-- Aim --
Among the lines below, keep only those from the one containing "The picture is" through the one containing "var legendNames = ['Receiver", and reproduce them exactly.

-- begin --

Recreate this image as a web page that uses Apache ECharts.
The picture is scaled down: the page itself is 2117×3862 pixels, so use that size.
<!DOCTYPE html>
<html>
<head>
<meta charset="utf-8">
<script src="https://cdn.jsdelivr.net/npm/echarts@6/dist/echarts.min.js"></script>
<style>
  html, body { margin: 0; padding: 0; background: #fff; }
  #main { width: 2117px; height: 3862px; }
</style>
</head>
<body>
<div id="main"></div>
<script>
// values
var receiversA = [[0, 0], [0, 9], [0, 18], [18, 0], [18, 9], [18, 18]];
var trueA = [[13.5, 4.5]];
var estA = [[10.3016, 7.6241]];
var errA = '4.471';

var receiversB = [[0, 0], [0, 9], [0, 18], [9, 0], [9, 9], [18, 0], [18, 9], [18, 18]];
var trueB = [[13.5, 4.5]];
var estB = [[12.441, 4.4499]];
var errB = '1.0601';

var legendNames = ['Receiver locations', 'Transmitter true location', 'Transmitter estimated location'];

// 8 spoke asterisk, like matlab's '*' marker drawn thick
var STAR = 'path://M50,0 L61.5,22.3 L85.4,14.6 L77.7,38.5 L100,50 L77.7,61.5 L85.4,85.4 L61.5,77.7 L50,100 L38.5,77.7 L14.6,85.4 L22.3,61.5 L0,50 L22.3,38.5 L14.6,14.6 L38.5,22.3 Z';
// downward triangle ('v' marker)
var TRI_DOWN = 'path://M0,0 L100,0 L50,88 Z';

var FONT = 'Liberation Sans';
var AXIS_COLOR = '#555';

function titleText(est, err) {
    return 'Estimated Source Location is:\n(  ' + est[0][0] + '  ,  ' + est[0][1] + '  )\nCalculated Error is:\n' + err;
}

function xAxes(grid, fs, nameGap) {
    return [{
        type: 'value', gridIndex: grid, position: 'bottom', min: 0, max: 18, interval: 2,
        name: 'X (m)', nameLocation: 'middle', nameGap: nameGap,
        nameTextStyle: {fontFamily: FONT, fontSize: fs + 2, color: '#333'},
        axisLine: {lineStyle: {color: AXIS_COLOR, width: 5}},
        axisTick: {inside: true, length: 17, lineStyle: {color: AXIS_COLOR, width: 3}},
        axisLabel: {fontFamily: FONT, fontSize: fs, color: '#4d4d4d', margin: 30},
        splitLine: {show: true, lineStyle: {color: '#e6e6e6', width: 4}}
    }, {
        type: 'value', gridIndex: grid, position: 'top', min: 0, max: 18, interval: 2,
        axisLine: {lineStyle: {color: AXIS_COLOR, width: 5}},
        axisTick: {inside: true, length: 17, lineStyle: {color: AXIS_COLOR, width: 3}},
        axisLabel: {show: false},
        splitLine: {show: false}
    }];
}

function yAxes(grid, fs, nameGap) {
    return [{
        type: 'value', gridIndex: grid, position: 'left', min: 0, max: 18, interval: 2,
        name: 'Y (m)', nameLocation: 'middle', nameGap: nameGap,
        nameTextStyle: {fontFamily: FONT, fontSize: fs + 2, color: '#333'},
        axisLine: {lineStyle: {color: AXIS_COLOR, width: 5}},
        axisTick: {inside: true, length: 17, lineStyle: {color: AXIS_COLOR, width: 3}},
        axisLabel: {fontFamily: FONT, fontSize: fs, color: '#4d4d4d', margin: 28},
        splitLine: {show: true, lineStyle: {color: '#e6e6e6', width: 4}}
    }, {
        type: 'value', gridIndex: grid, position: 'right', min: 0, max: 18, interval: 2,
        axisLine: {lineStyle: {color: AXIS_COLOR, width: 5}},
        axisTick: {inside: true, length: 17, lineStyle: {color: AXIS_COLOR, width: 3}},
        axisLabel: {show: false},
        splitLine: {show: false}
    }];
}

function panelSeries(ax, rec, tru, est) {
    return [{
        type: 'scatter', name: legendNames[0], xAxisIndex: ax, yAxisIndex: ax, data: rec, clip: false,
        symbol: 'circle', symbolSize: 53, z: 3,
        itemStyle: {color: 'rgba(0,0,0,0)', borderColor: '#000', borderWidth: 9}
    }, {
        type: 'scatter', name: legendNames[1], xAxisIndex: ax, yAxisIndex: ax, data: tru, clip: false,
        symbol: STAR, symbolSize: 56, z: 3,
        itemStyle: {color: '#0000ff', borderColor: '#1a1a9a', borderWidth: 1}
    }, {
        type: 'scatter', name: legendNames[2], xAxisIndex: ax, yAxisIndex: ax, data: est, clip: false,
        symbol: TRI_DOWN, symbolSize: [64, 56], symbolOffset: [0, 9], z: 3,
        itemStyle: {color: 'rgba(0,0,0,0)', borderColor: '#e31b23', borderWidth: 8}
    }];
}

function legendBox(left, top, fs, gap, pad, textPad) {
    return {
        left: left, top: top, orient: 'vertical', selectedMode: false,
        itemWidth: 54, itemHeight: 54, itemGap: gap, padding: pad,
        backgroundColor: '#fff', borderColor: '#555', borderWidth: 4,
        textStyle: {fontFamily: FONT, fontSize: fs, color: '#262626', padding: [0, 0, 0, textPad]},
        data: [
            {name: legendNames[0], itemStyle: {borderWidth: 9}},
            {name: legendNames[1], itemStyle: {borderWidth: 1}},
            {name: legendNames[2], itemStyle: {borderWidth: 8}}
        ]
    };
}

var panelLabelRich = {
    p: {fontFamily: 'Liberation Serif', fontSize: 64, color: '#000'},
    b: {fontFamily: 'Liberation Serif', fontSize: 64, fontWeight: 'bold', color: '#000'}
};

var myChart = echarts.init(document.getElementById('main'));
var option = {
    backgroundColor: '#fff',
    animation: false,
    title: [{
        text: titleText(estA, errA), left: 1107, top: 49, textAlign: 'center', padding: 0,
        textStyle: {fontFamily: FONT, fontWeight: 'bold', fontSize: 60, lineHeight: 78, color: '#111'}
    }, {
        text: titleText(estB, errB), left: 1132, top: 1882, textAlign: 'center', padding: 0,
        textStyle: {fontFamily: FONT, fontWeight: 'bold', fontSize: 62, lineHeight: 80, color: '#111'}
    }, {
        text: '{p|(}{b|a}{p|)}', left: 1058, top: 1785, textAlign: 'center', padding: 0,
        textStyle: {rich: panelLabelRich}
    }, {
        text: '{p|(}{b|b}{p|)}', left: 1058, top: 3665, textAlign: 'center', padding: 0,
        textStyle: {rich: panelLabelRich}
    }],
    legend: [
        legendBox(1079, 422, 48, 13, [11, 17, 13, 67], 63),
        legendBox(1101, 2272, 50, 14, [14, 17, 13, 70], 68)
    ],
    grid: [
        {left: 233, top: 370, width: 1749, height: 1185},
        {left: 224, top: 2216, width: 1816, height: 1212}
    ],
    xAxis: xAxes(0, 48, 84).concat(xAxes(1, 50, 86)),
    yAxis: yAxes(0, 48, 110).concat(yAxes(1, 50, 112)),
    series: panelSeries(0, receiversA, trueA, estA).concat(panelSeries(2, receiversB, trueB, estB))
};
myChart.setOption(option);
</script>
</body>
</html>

-- end --

-- Output for this task --
The picture is scaled down: the page itself is 2117×3862 pixels, so use that size.
<!DOCTYPE html>
<html>
<head>
<meta charset="utf-8">
<script src="https://cdn.jsdelivr.net/npm/echarts@6/dist/echarts.min.js"></script>
<style>
  html, body { margin: 0; padding: 0; background: #fff; }
  #main { width: 2117px; height: 3862px; }
</style>
</head>
<body>
<div id="main"></div>
<script>
// values
var receiversA = [[0, 0], [0, 9], [0, 18], [18, 0], [18, 9], [18, 18]];
var trueA = [[13.5, 4.5]];
var estA = [[10.3016, 7.6241]];
var errA = '4.471';

var receiversB = [[0, 0], [0, 9], [0, 18], [9, 0], [9, 9], [18, 0], [18, 9], [18, 18]];
var trueB = [[13.5, 4.5]];
var estB = [[12.441, 4.4499]];
var errB = '1.0601';

var legendNames = ['Receiver locations', 'Transmitter true location', 'Transmitter estimated location'];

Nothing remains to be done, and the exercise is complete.